Modernising core systems in financial services without a complete overhaul

By David Tomkins, RVP Financial Services, EMEA North, Appian
Financial services firms today are grappling with rising customer expectations for seamless digital experiences, round-the-clock access, faster transaction processing, and personalised services. At the same time, they face mounting pressure to comply with real-time regulatory demands — such as instant transaction monitoring, rapid reporting, and the swift detection of suspicious activity.
Meeting these dual challenges requires robust, agile systems capable of delivering exceptional customer experiences while ensuring operational resilience and ongoing regulatory adherence. Instead, many firms are held back by legacy systems that are outdated, inflexible, and costly to maintain.
Why traditional systems no longer meet modern demands
Legacy core IT systems were typically built for specific functions such as payments, lending, or accounting. Over time, these systems have been heavily customised to fit outdated processes, leaving them ill-suited for today’s customer expectations and regulatory pressures. ERP systems are a prime example: originally developed to track financials and manage inventory, they were never intended to support AI-driven process automation, real-time optimisation, or the self-service experiences today’s users demand.
These ageing systems rarely integrate well with modern platforms, APIs or cross-functional technologies. Instead, they create isolated data silos that obstruct collaboration, elevate risk and slow down operations. The result is fragmented customer journeys, slow or incomplete compliance reporting, and operational inefficiencies that put firms at a competitive disadvantage.
Maintaining these legacy systems is increasingly a liability. For any business aiming to stay competitive, modernisation is no longer optional.
The risks of rip-and-replace
Core system modernisation carries significant risk. These systems support mission-critical operations — including millions of daily transactions, complex accounting functions, and regulatory reporting — where even brief downtime can cause major disruption.
A complete “rip-and-replace” approach may sound like a clean break, but it can lead to extended outages, lost revenue and long project timelines. Migrating legacy data is a significant challenge, often stretching over years, while centralised models like data warehouses or data lakes can be expensive and complex to maintain. Worse, when data lakes aren’t properly managed, they risk becoming unstructured ‘data swamps’ that don’t provide real integration.
Short-term fixes aren’t much better. As software ages, workarounds multiply, integrations become increasingly fragile, and custom development costs rise. What businesses are left with is mounting technical debt and a web of hard-to-maintain systems that slow processes down.
Incremental transformation with an agility layer
Rather than a risky overhaul or patchwork fixes, leading financial firms are taking a more agile path. They’re layering modern solutions on top of legacy infrastructure to accelerate innovation with minimal disruption.
At the heart of this approach is the “agility layer” — an AI-powered orchestration framework that connects and extends existing systems. Rather than replacing core platforms, it integrates them with modern applications, APIs, and workflows, enabling transformation without downtime.
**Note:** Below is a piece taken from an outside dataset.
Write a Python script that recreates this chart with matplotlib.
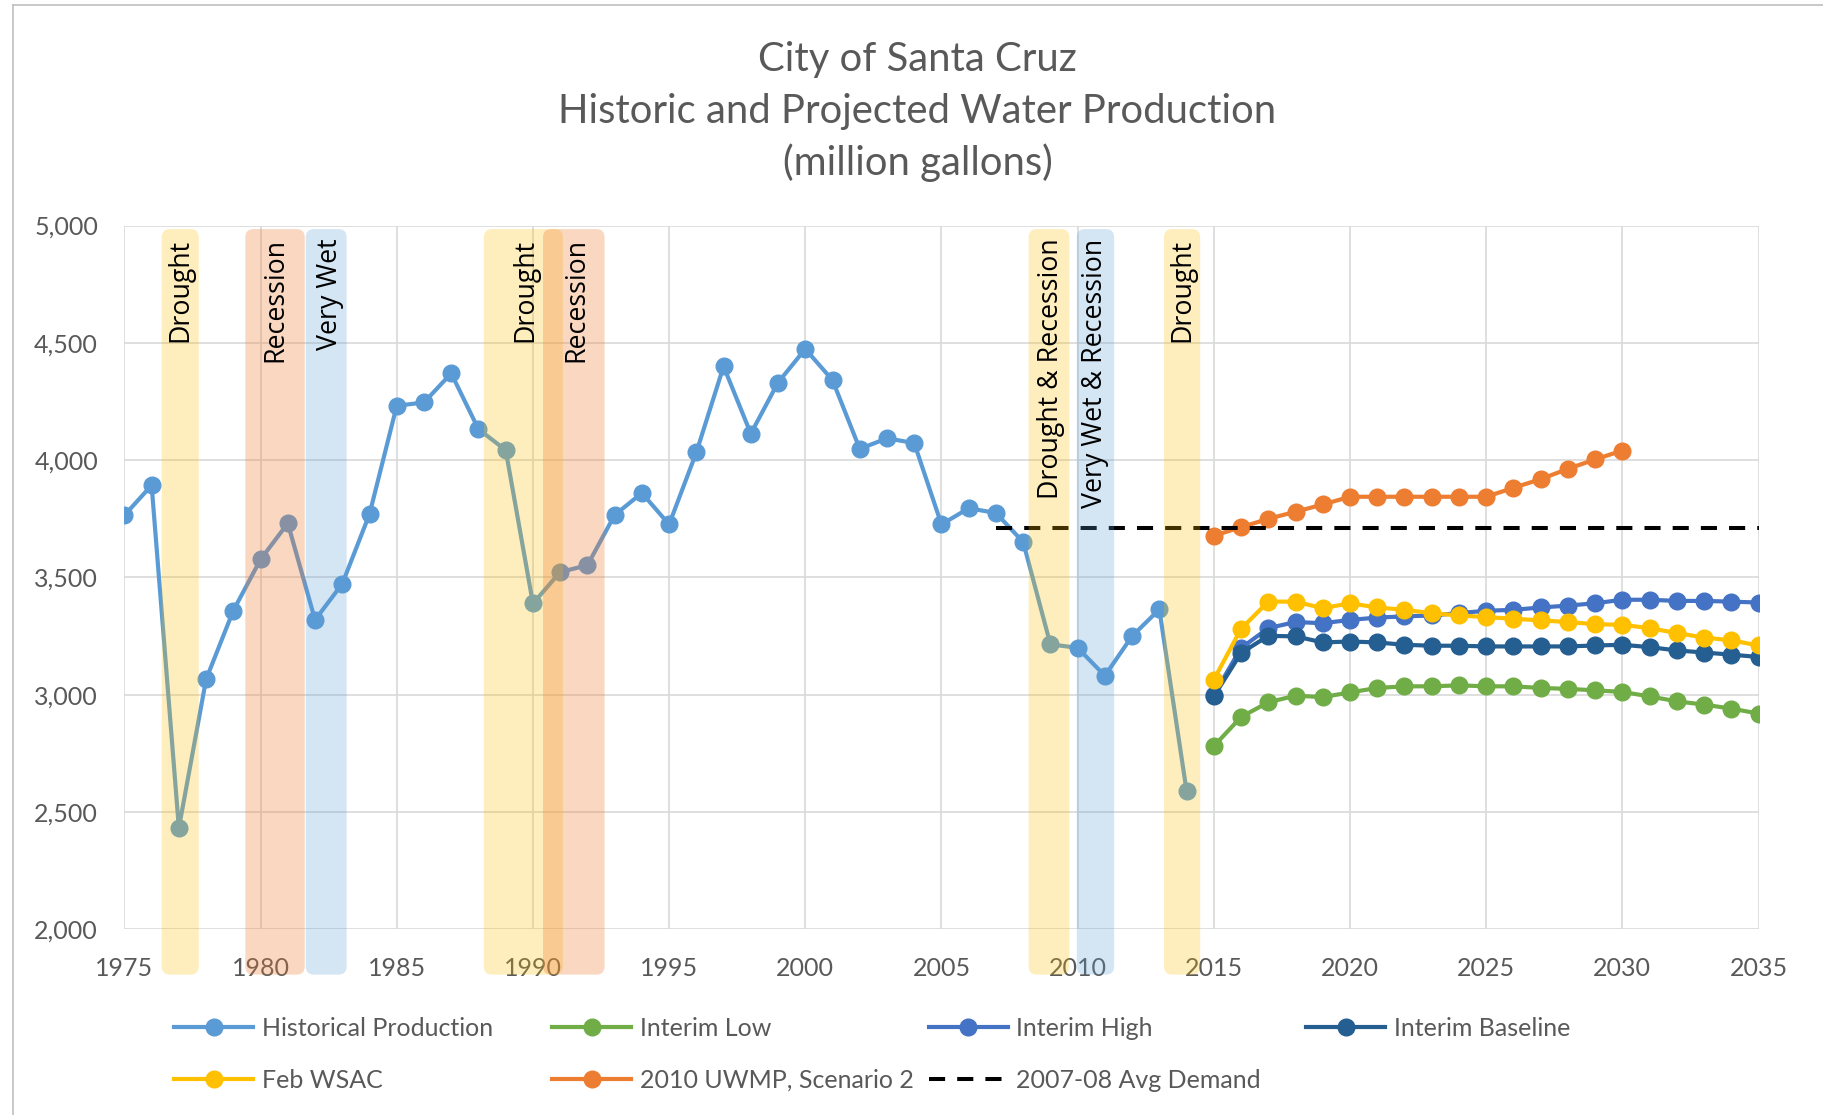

The agility layer delivers fast results. Firms can roll out new capabilities in months, not years, by embedding AI, unifying data, and adapting processes in line with fast-changing business needs. Crucially, it allows organisations to innovate without tearing out the systems they still rely on.
Data unification without migration
Disjointed systems don’t just hinder innovation — they interfere with daily operations. When accounting teams have to manually re-enter data across platforms, the risk of errors and delays increases dramatically.
A data fabric — enabled through the agility layer — provides a way to unify data and processes without physically moving data from source systems. It connects to multiple back-end systems, creating a consistent and trusted data model that’s accessible through a user-friendly interface.
By acting as an abstraction layer, data fabric enables seamless integration across departments and functions. It simplifies how organisations access, relate, and use data, regardless of where it’s stored — enabling governed, secure access through low-code tools. For compliance teams, especially, this kind of unified, real-time data access is essential to improving transparency and responsiveness.
Agility is the first step to modernisation
The journey starts with understanding your current systems and identifying the most fragmented workflows. Using tools like process mining, firms visualise process flows to detect inefficiencies, skipped steps and bottlenecks — often achieving measurable improvements within weeks.
By tackling one critical workflow at a time, businesses unlock efficiencies across departments and set the stage for broader digital transformation. Focusing on high-impact areas — like payments, lending or customer onboarding — ensures rapid ROI while building a scalable foundation for change.
Building a composable core for the future
For forward-looking firms, the agility layer offers the fastest route to a modern, composable core. One that supports embedded regulatory controls, end-to-end AI-driven automation, and real-time decision-making.
In a market that demands speed, flexibility, and intelligence, this incremental, layered approach is what enables sustainable transformation — without the risks that come with starting from scratch.